Find the lines with the string "picture" and return them.

-------------------------

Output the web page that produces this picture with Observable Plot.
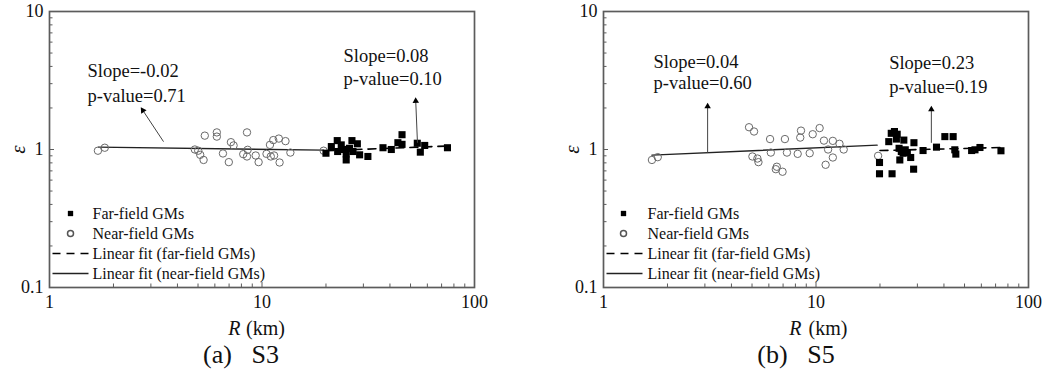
<!DOCTYPE html>
<html><head><meta charset="utf-8">
<script src="https://cdn.jsdelivr.net/npm/d3@7"></script>
<script src="https://cdn.jsdelivr.net/npm/@observablehq/plot@0.6"></script>
<style>
body{margin:0;background:#fff;}
#wrap{position:relative;width:1049px;height:376px;overflow:hidden;font-family:"Liberation Serif","Times New Roman",serif;background:#fff;}
.panel{position:absolute;top:0;}
.cap{position:absolute;top:340px;height:30px;line-height:30px;font-size:26px;color:#111;white-space:pre;transform:translateX(-50%);}
</style></head><body><div id="wrap"></div>
<script>
// ---------- data ----------
// Panel (a) S3
const s3NearR   = [1.69,1.82,4.83,5.01,5.12,5.31,5.38,6.13,6.13,6.55,6.98,7.14,7.35,8.16,8.50,8.56,8.50,9.34,9.64,10.5,10.9,11.0,11.3,11.4,12.0,12.1,12.9,13.6,19.5];
const s3NearEps = [0.98,1.03,1.00,0.98,0.915,0.84,1.26,1.33,1.24,0.936,0.81,1.13,1.07,0.925,1.33,0.995,0.89,0.905,0.81,0.93,1.08,0.89,1.17,0.905,1.20,0.805,1.15,0.95,0.98];
const s3FarR    = [20.0,21.2,22.6,22.7,23.6,24.3,24.9,24.9,25.8,26.5,26.8,28.1,28.8,31.5,37.1,40.6,43.6,45.6,45.6,53.8,55.6,58.3,74.6];
const s3FarEps  = [0.94,1.05,1.16,0.967,1.08,1.0,0.84,0.93,1.02,1.16,0.967,1.10,0.915,0.89,1.03,1.0,1.12,1.28,1.09,1.11,0.957,1.07,1.03];
const s3FitNearR = [1.7,19.5],  s3FitNearEps = [1.04,0.99];
const s3FitFarR  = [20,75],     s3FitFarEps  = [0.98,1.06];
const s3NoteText = ["Slope=-0.02","p-value=0.71","Slope=0.08","p-value=0.10"];
const s3NoteR    = [1.51,1.51,24.2,24.2];
const s3NoteEps  = [3.68,2.42,4.72,3.22];
const s3ArrowR1 = [3.44,53.9], s3ArrowE1 = [1.14,1.12];
const s3ArrowR2 = [2.75,52.9], s3ArrowE2 = [1.92,2.25];

// Panel (b) S5
const s5NearR   = [1.69,1.80,4.84,5.11,5.02,5.30,5.36,6.08,6.13,6.54,6.47,6.96,7.14,7.30,8.20,8.50,8.43,9.34,9.65,10.4,10.9,11.1,11.4,12.0,12.0,12.9,13.5,19.6];
const s5NearEps = [0.84,0.88,1.45,1.35,0.89,0.86,0.81,1.19,0.95,0.75,0.72,0.69,1.19,0.95,0.93,1.37,1.22,0.94,1.29,1.43,1.16,0.775,1.0,1.155,0.875,1.10,1.0,0.90];
const s5FarR    = [19.9,19.9,22.8,22.0,22.6,23.4,24.1,23.9,25.9,24.6,25.2,25.7,26.3,26.9,24.8,27.9,28.9,28.8,31.9,36.9,40.4,44.2,45.0,45.5,54.0,56.0,59.1,74.2];
const s5FarEps  = [0.805,0.667,0.667,1.14,1.31,1.35,1.29,1.19,1.17,1.02,0.967,0.94,0.995,0.95,0.84,0.875,1.12,0.72,0.983,1.04,1.24,1.24,0.995,0.926,0.983,0.995,1.034,0.979];
const s5FitNearR = [1.69,19.4], s5FitNearEps = [0.91,1.075];
const s5FitFarR  = [20,75],     s5FitFarEps  = [0.983,1.034];
const s5NoteText = ["Slope=0.04","p-value=0.60","Slope=0.23","p-value=0.19"];
const s5NoteR    = [1.72,1.72,22.1,22.1];
const s5NoteEps  = [4.31,3.01,4.24,2.84];
const s5ArrowR1 = [3.09,34.9], s5ArrowE1 = [0.946,1.118];
const s5ArrowR2 = [3.09,34.9], s5ArrowE2 = [2.05,1.95];

// Axes / legend / captions
const xMajor = [1,10,100];
const xMinor = [2,3,4,5,6,7,8,9,20,30,40,50,60,70,80,90];
const yMajor = [0.1,1,10];
const yMinor = [0.2,0.3,0.4,0.5,0.6,0.7,0.8,0.9,2,3,4,5,6,7,8,9];
const legendLabels = ["Far-field GMs","Near-field GMs","Linear fit (far-field GMs)","Linear fit (near-field GMs)"];
const captions = ["(a)   S3","(b)   S5"];

// ---------- drawing ----------
const W = 495, H = 340, ML = 49, MR = 21, MT = 11, MB = 53;
const FW = W - ML - MR, FH = H - MT - MB;
const pts = (xs, ys) => xs.map((x, i) => ({x, y: ys[i]}));
const hline = L => ({draw(ctx){ ctx.moveTo(-L, 0); ctx.lineTo(L, 0); }});

function legendTexts(dx) {
  return legendLabels.map((t, i) => Plot.text([t], {frameAnchor: "bottom-left", dx, dy: -74 + 20 * i, text: v => v, textAnchor: "start", lineAnchor: "middle", fontSize: 16, fill: "#111"}));
}

function panel(d) {
  const near = pts(d.nearR, d.nearEps), far = pts(d.farR, d.farEps);
  const fitN = pts(d.fitNR, d.fitNE), fitF = pts(d.fitFR, d.fitFE);
  const notes = d.noteText.map((t, i) => ({t, x: d.noteR[i], y: d.noteE[i]}));
  // arrow direction (degrees) in screen space of the log-log frame
  const arrows = d.ar1.map((x1, i) => {
    const x2 = d.ar2[i], y1 = d.ae1[i], y2 = d.ae2[i];
    const px = Math.log10(x2 / x1) * FW / 2, py = -Math.log10(y2 / y1) * FH / 2;
    return {x1, y1, x2, y2, rot: Math.atan2(px, -py) * 180 / Math.PI};
  });
  const ink = "#111", frameCol = "#5c5c5c";
  return Plot.plot({
    width: W, height: H, marginLeft: ML, marginRight: MR, marginTop: MT, marginBottom: MB,
    style: {fontFamily: '"Liberation Serif","Times New Roman",serif', background: "#fff", color: ink},
    x: {type: "log", domain: [1, 100]},
    y: {type: "log", domain: [0.1, 10]},
    marks: [
      Plot.axisX({ticks: xMajor, tickSize: 0, tickPadding: 8, tickFormat: v => String(v), fontSize: 18, label: null, fill: ink}),
      Plot.axisY({ticks: yMajor, tickSize: 0, tickPadding: 6, tickFormat: v => String(v), fontSize: 18, label: null, fill: ink}),
      Plot.tickX(xMinor, {x: v => v, insetTop: FH - 3.5, stroke: frameCol, strokeWidth: 1}),
      Plot.tickX(xMajor, {x: v => v, insetTop: FH - 5, stroke: frameCol, strokeWidth: 1}),
      Plot.tickY(yMinor, {y: v => v, insetRight: FW - 3.5, stroke: frameCol, strokeWidth: 1}),
      Plot.tickY(yMajor, {y: v => v, insetRight: FW - 5, stroke: frameCol, strokeWidth: 1}),
      Plot.frame({stroke: frameCol, strokeWidth: 1.7}),
      Plot.line(fitN, {x: "x", y: "y", stroke: "#222", strokeWidth: 1.4}),
      Plot.line(fitF, {x: "x", y: "y", stroke: "#000", strokeWidth: 1.6, strokeDasharray: "8,6"}),
      Plot.dot(near, {x: "x", y: "y", r: 3.7, stroke: "#6a6a6a", strokeWidth: 1, fill: "none"}),
      Plot.dot(far, {x: "x", y: "y", r: 4, symbol: "square", fill: "#000", stroke: "none"}),
      Plot.link(arrows, {x1: "x1", y1: "y1", x2: "x2", y2: "y2", stroke: "#444", strokeWidth: 1}),
      Plot.dot(arrows, {x: "x2", y: "y2", symbol: "triangle", r: 2.4, rotate: "rot", fill: "#000", stroke: "none"}),
      Plot.text(notes, {x: "x", y: "y", text: "t", textAnchor: "start", lineAnchor: "middle", fontSize: 18.5, fill: ink}),
      // legend
      Plot.dot([0], {frameAnchor: "bottom-left", dx: d.lgSym, dy: -74, symbol: "square", r: 3, fill: "#000"}),
      Plot.dot([0], {frameAnchor: "bottom-left", dx: d.lgSym, dy: -54, r: 3, stroke: "#555", fill: "none"}),
      Plot.dot([0], {frameAnchor: "bottom-left", dx: d.lgLine, dy: -34, symbol: hline(18), stroke: "#000", strokeWidth: 1.6, strokeDasharray: "8,6", fill: "none"}),
      Plot.dot([0], {frameAnchor: "bottom-left", dx: d.lgLine, dy: -14, symbol: hline(18), stroke: "#222", strokeWidth: 1.4, fill: "none"}),
      ...legendTexts(d.lgText),
      // axis titles
      Plot.text(["ε"], {frameAnchor: "left", dx: -31, rotate: -90, textAnchor: "middle", lineAnchor: "middle", fontSize: 21, fontStyle: "italic", fill: ink}),
      Plot.text(["R"], {frameAnchor: "bottom", dx: d.xlR, dy: 41, textAnchor: "end", lineAnchor: "middle", fontSize: 20, fontStyle: "italic", fill: ink}),
      Plot.text(["(km)"], {frameAnchor: "bottom", dx: d.xlKm, dy: 41, textAnchor: "start", lineAnchor: "middle", fontSize: 20, fill: ink})
    ]
  });
}

const wrap = document.getElementById("wrap");
const cfgs = [
  {left: 0, cap: 241, nearR: s3NearR, nearEps: s3NearEps, farR: s3FarR, farEps: s3FarEps,
   fitNR: s3FitNearR, fitNE: s3FitNearEps, fitFR: s3FitFarR, fitFE: s3FitFarEps,
   noteText: s3NoteText, noteR: s3NoteR, noteE: s3NoteEps, ar1: s3ArrowR1, ae1: s3ArrowE1, ar2: s3ArrowR2, ae2: s3ArrowE2,
   lgSym: 21, lgLine: 21, lgText: 43, xlR: -21.5, xlKm: -16},
  {left: 554, cap: 796, nearR: s5NearR, nearEps: s5NearEps, farR: s5FarR, farEps: s5FarEps,
   fitNR: s5FitNearR, fitNE: s5FitNearEps, fitFR: s5FitFarR, fitFE: s5FitFarEps,
   noteText: s5NoteText, noteR: s5NoteR, noteE: s5NoteEps, ar1: s5ArrowR1, ae1: s5ArrowE1, ar2: s5ArrowR2, ae2: s5ArrowE2,
   lgSym: 20, lgLine: 21, lgText: 44, xlR: -14.5, xlKm: -7.5}
];

cfgs.forEach((c, i) => {
  const div = document.createElement("div");
  div.className = "panel";
  div.style.left = c.left + "px";
  div.appendChild(panel(c));
  wrap.appendChild(div);
  const cap = document.createElement("div");
  cap.className = "cap";
  cap.style.left = c.cap + "px";
  cap.textContent = captions[i];
  wrap.appendChild(cap);
});
</script>
</body></html>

-------------------------

* _Written answer_:
Output the web page that produces this picture with Observable Plot.

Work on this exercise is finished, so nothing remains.